§ Instructions to follow:
Leave out the pictures and retype only the lines from the opening line to the line that holds "const unitText = '(ps)';", both ends included.

------ Stored data

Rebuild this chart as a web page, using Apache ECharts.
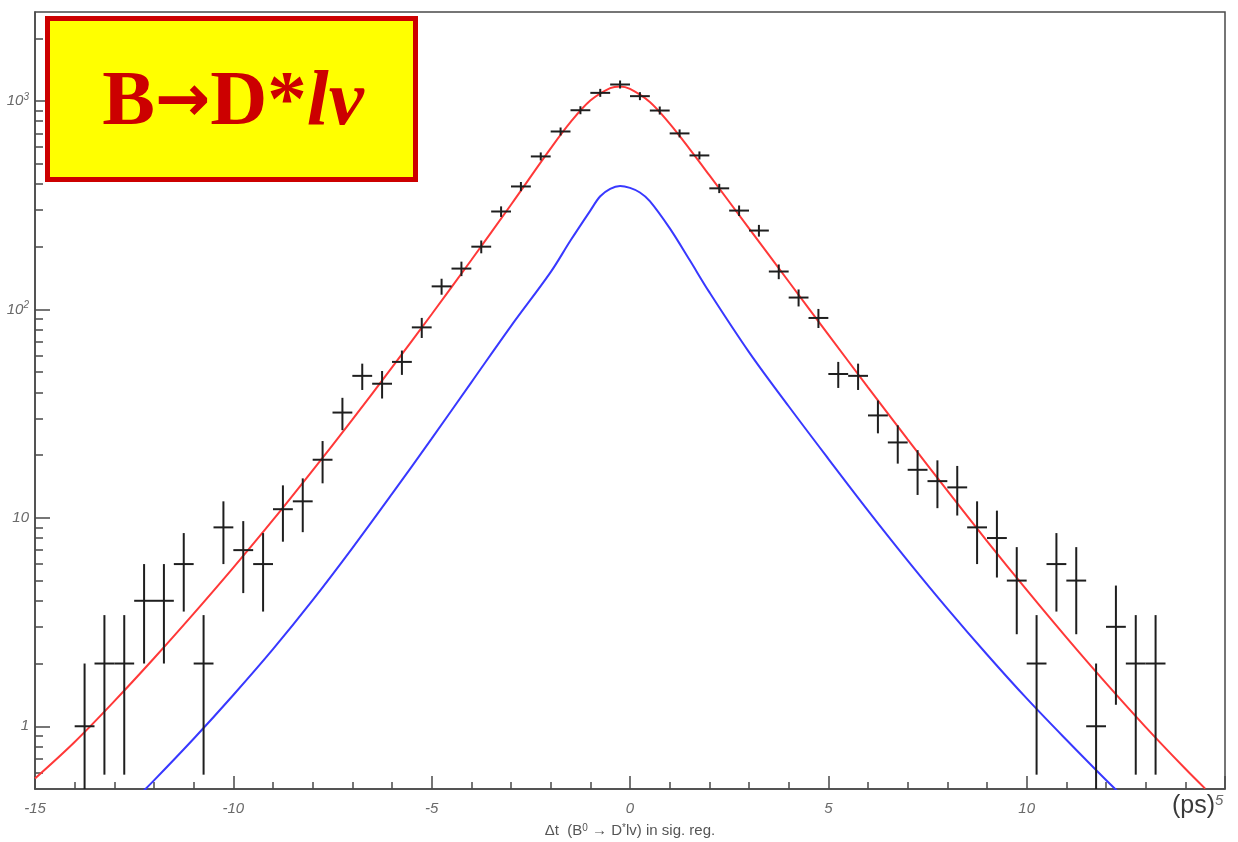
<!DOCTYPE html>
<html><head><meta charset="utf-8">
<script src="https://cdn.jsdelivr.net/npm/echarts@6/dist/echarts.min.js"></script>
<style>html,body{margin:0;padding:0;background:#fff}#c{width:1238px;height:842px}</style>
</head><body><div id="c"></div>
<script>
// ---- data ----
const binCenters = [-13.75,-13.25,-12.75,-12.25,-11.75,-11.25,-10.75,-10.25,-9.75,-9.25,-8.75,-8.25,-7.75,-7.25,-6.75,-6.25,-5.75,-5.25,-4.75,-4.25,-3.75,-3.25,-2.75,-2.25,-1.75,-1.25,-0.75,-0.25,
  0.25,0.75,1.25,1.75,2.25,2.75,3.25,3.75,4.25,4.75,5.25,5.75,6.25,6.75,7.25,7.75,8.25,8.75,9.25,9.75,10.25,10.75,11.25,11.75,12.25,12.75,13.25];
const counts = [1,2,2,4,4,6,2,9,7,6,11,12,19,32,48,44,56,82,129,157,200,295,389,542,714,903,1094,1200,
  1055,900,699,548,381,298,239,152,114,91,49,48,31,23,17,15,14,9,8,5,2,6,5,1,3,2,2];

const fitX = [-15,-14,-13,-12,-11,-10,-9,-8,-7,-6,-5,-4,-3,-2,-1.5,-1,-0.5,-0.25,0,0.5,1,1.5,2,3,4,5,6,7,8,9,10,11,12,13,14,14.5];
const fitY = [0.562,0.841,1.32,2.12,3.47,5.77,9.77,16.9,29.6,52.7,94.8,172.6,317.7,592,791,1005,1153,1175,1143,989,778,589,440.6,244.9,136.1,75.7,42.3,23.8,13.5,7.74,4.51,2.67,1.61,0.991,0.625,0.502];

const sigX = [-12.5,-12,-11,-10,-9,-8,-7,-6,-5,-4,-3,-2,-1.5,-1,-0.75,-0.5,-0.25,0,0.25,0.5,1,1.5,2,3,4,5,6,7,8,9,10,11,12,12.5];
const sigY = [0.442,0.550,0.871,1.413,2.344,4.027,7.16,13.03,23.99,44.67,83.18,151,214,298,349,379,391,383,364,331,245.5,173,121,62.4,34.3,19.2,10.84,6.24,3.67,2.21,1.36,0.861,0.552,0.447];

const yMajorTicks = [1, 10, 100, 1000];
const yMajorLabels = ['1', '10', '10{sup|2}', '10{sup|3}'];
const yMinorTicks = [0.6,0.7,0.8,0.9,2,3,4,5,6,7,8,9,20,30,40,50,60,70,80,90,200,300,400,500,600,700,800,900,2000];

const xTitle = 'Δt  (B{s|0} → D{s|*}lv) in sig. reg.';
const boxTitle = ['B', '→', 'D*', 'lν'];
const unitText = '(ps)';

// ---- build ----
const binHalf = 0.25;
const pointData = binCenters.map((x, i) => {
  const n = counts[i], e = Math.sqrt(n);
  return [x, n, n - e, n + e];
});
const fitData = fitX.map((x, i) => [x, fitY[i]]);
const sigData = sigX.map((x, i) => [x, sigY[i]]);

const axisColor = '#4a4a4a';
const labelStyle = {color: '#6a6a6a', fontStyle: 'italic', fontFamily: 'Liberation Sans', fontSize: 15};

const chart = echarts.init(document.getElementById('c'), null, {renderer: 'canvas'});
chart.setOption({
  backgroundColor: '#ffffff',
  animation: false,
  grid: {left: 35, right: 13, top: 12, bottom: 53, show: true, borderColor: axisColor, borderWidth: 1.5, backgroundColor: '#fff'},
  xAxis: {
    type: 'value', min: -15, max: 15, interval: 5,
    axisLine: {show: true, onZero: false, lineStyle: {color: axisColor, width: 1.5}},
    axisTick: {show: true, inside: true, length: 13, lineStyle: {color: axisColor, width: 1.5}},
    minorTick: {show: true, splitNumber: 5, length: 7, lineStyle: {color: axisColor, width: 1.5}},
    axisLabel: Object.assign({margin: 12, showMaxLabel: false}, labelStyle),
    splitLine: {show: false}, minorSplitLine: {show: false}
  },
  yAxis: [{
    type: 'log', logBase: 10, min: 0.5, max: 2673,
    axisLine: {show: true, onZero: false, lineStyle: {color: axisColor, width: 1.5}},
    axisTick: {show: true, inside: true, length: 15, customValues: yMajorTicks, lineStyle: {color: axisColor, width: 1.5}},
    axisLabel: Object.assign({
      margin: 6, customValues: yMajorTicks,
      formatter: v => { const i = yMajorTicks.findIndex(t => Math.abs(t - v) / t < 1e-6); return i >= 0 ? yMajorLabels[i] : ''; },
      rich: {sup: {fontSize: 10, color: '#6a6a6a', fontStyle: 'italic', fontFamily: 'Liberation Sans', verticalAlign: 'top', padding: [0, 0, 8, 0]}}
    }, labelStyle),
    splitLine: {show: false}
  }, {
    type: 'log', logBase: 10, min: 0.5, max: 2673, position: 'left',
    axisLine: {show: false, onZero: false},
    axisTick: {show: true, inside: true, length: 8, customValues: yMinorTicks, lineStyle: {color: axisColor, width: 1.5}},
    axisLabel: {show: false},
    splitLine: {show: false}
  }],
  series: [
    {type: 'line', data: fitData, smooth: 0.35, showSymbol: false, clip: true, lineStyle: {color: '#ff3838', width: 2}, z: 3},
    {type: 'line', data: sigData, smooth: 0.35, showSymbol: false, clip: true, lineStyle: {color: '#3838ff', width: 2}, z: 3},
    {
      type: 'custom', data: pointData, clip: true, z: 4,
      renderItem: (params, api) => {
        const cs = params.coordSys;
        const x = api.value(0), y = api.value(1), lo = api.value(2), hi = api.value(3);
        const pl = api.coord([x - binHalf, y]), pr = api.coord([x + binHalf, y]);
        const pc = api.coord([x, y]);
        let yLo = lo > 0 ? api.coord([x, lo])[1] : cs.y + cs.height;
        let yHi = api.coord([x, hi])[1];
        yLo = Math.min(Math.max(yLo, pc[1] + 4), cs.y + cs.height);
        yHi = Math.min(yHi, pc[1] - 4);
        const st = {stroke: '#1e1e1e', lineWidth: 2};
        return {type: 'group', children: [
          {type: 'line', shape: {x1: pl[0], y1: pl[1], x2: pr[0], y2: pr[1]}, style: st},
          {type: 'line', shape: {x1: pc[0], y1: yLo, x2: pc[0], y2: yHi}, style: st}
        ]};
      }
    }
  ],
  graphic: [
    {type: 'rect', shape: {x: 47.5, y: 18.5, width: 368, height: 161}, style: {fill: '#ffff00', stroke: '#cc0000', lineWidth: 5}, z: 20},
    {type: 'text', x: 233, y: 104, z: 21, style: {
      text: '{b|' + boxTitle[0] + '}{a|' + boxTitle[1] + '}{b|' + boxTitle[2] + '}{i|' + boxTitle[3] + '}',
      align: 'center', verticalAlign: 'middle',
      rich: {
        b: {fontFamily: 'Liberation Serif', fontWeight: 'bold', fontSize: 79, fill: '#cc0000', color: '#cc0000'},
        a: {fontFamily: 'DejaVu Sans', fontWeight: 'bold', fontSize: 66, fill: '#cc0000', color: '#cc0000'},
        i: {fontFamily: 'Liberation Serif', fontWeight: 'bold', fontStyle: 'italic', fontSize: 79, fill: '#cc0000', color: '#cc0000'}
      }
    }},
    {type: 'text', x: 630, y: 831, z: 21, style: {
      text: xTitle, align: 'center', verticalAlign: 'middle',
      fontFamily: 'Liberation Sans', fontSize: 15, fill: '#555',
      rich: {s: {fontFamily: 'Liberation Sans', fontSize: 10, fill: '#555', verticalAlign: 'top', padding: [0, 0, 6, 0]}}
    }},
    {type: 'text', x: 1172, y: 806, z: 21, style: {
      text: unitText + '{s|5}', align: 'left', verticalAlign: 'middle',
      fontFamily: 'Liberation Sans', fontSize: 25, fill: '#3a3a3a',
      rich: {s: {fontFamily: 'Liberation Sans', fontStyle: 'italic', fontSize: 15, fill: '#6a6a6a', verticalAlign: 'top', padding: [0, 0, 10, 0]}}
    }}
  ]
});
</script>
</body></html>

------------

§ Response to the task:
Rebuild this chart as a web page, using Apache ECharts.
<!DOCTYPE html>
<html><head><meta charset="utf-8">
<script src="https://cdn.jsdelivr.net/npm/echarts@6/dist/echarts.min.js"></script>
<style>html,body{margin:0;padding:0;background:#fff}#c{width:1238px;height:842px}</style>
</head><body><div id="c"></div>
<script>
// ---- data ----
const binCenters = [-13.75,-13.25,-12.75,-12.25,-11.75,-11.25,-10.75,-10.25,-9.75,-9.25,-8.75,-8.25,-7.75,-7.25,-6.75,-6.25,-5.75,-5.25,-4.75,-4.25,-3.75,-3.25,-2.75,-2.25,-1.75,-1.25,-0.75,-0.25,
  0.25,0.75,1.25,1.75,2.25,2.75,3.25,3.75,4.25,4.75,5.25,5.75,6.25,6.75,7.25,7.75,8.25,8.75,9.25,9.75,10.25,10.75,11.25,11.75,12.25,12.75,13.25];
const counts = [1,2,2,4,4,6,2,9,7,6,11,12,19,32,48,44,56,82,129,157,200,295,389,542,714,903,1094,1200,
  1055,900,699,548,381,298,239,152,114,91,49,48,31,23,17,15,14,9,8,5,2,6,5,1,3,2,2];

const fitX = [-15,-14,-13,-12,-11,-10,-9,-8,-7,-6,-5,-4,-3,-2,-1.5,-1,-0.5,-0.25,0,0.5,1,1.5,2,3,4,5,6,7,8,9,10,11,12,13,14,14.5];
const fitY = [0.562,0.841,1.32,2.12,3.47,5.77,9.77,16.9,29.6,52.7,94.8,172.6,317.7,592,791,1005,1153,1175,1143,989,778,589,440.6,244.9,136.1,75.7,42.3,23.8,13.5,7.74,4.51,2.67,1.61,0.991,0.625,0.502];

const sigX = [-12.5,-12,-11,-10,-9,-8,-7,-6,-5,-4,-3,-2,-1.5,-1,-0.75,-0.5,-0.25,0,0.25,0.5,1,1.5,2,3,4,5,6,7,8,9,10,11,12,12.5];
const sigY = [0.442,0.550,0.871,1.413,2.344,4.027,7.16,13.03,23.99,44.67,83.18,151,214,298,349,379,391,383,364,331,245.5,173,121,62.4,34.3,19.2,10.84,6.24,3.67,2.21,1.36,0.861,0.552,0.447];

const yMajorTicks = [1, 10, 100, 1000];
const yMajorLabels = ['1', '10', '10{sup|2}', '10{sup|3}'];
const yMinorTicks = [0.6,0.7,0.8,0.9,2,3,4,5,6,7,8,9,20,30,40,50,60,70,80,90,200,300,400,500,600,700,800,900,2000];

const xTitle = 'Δt  (B{s|0} → D{s|*}lv) in sig. reg.';
const boxTitle = ['B', '→', 'D*', 'lν'];
const unitText = '(ps)';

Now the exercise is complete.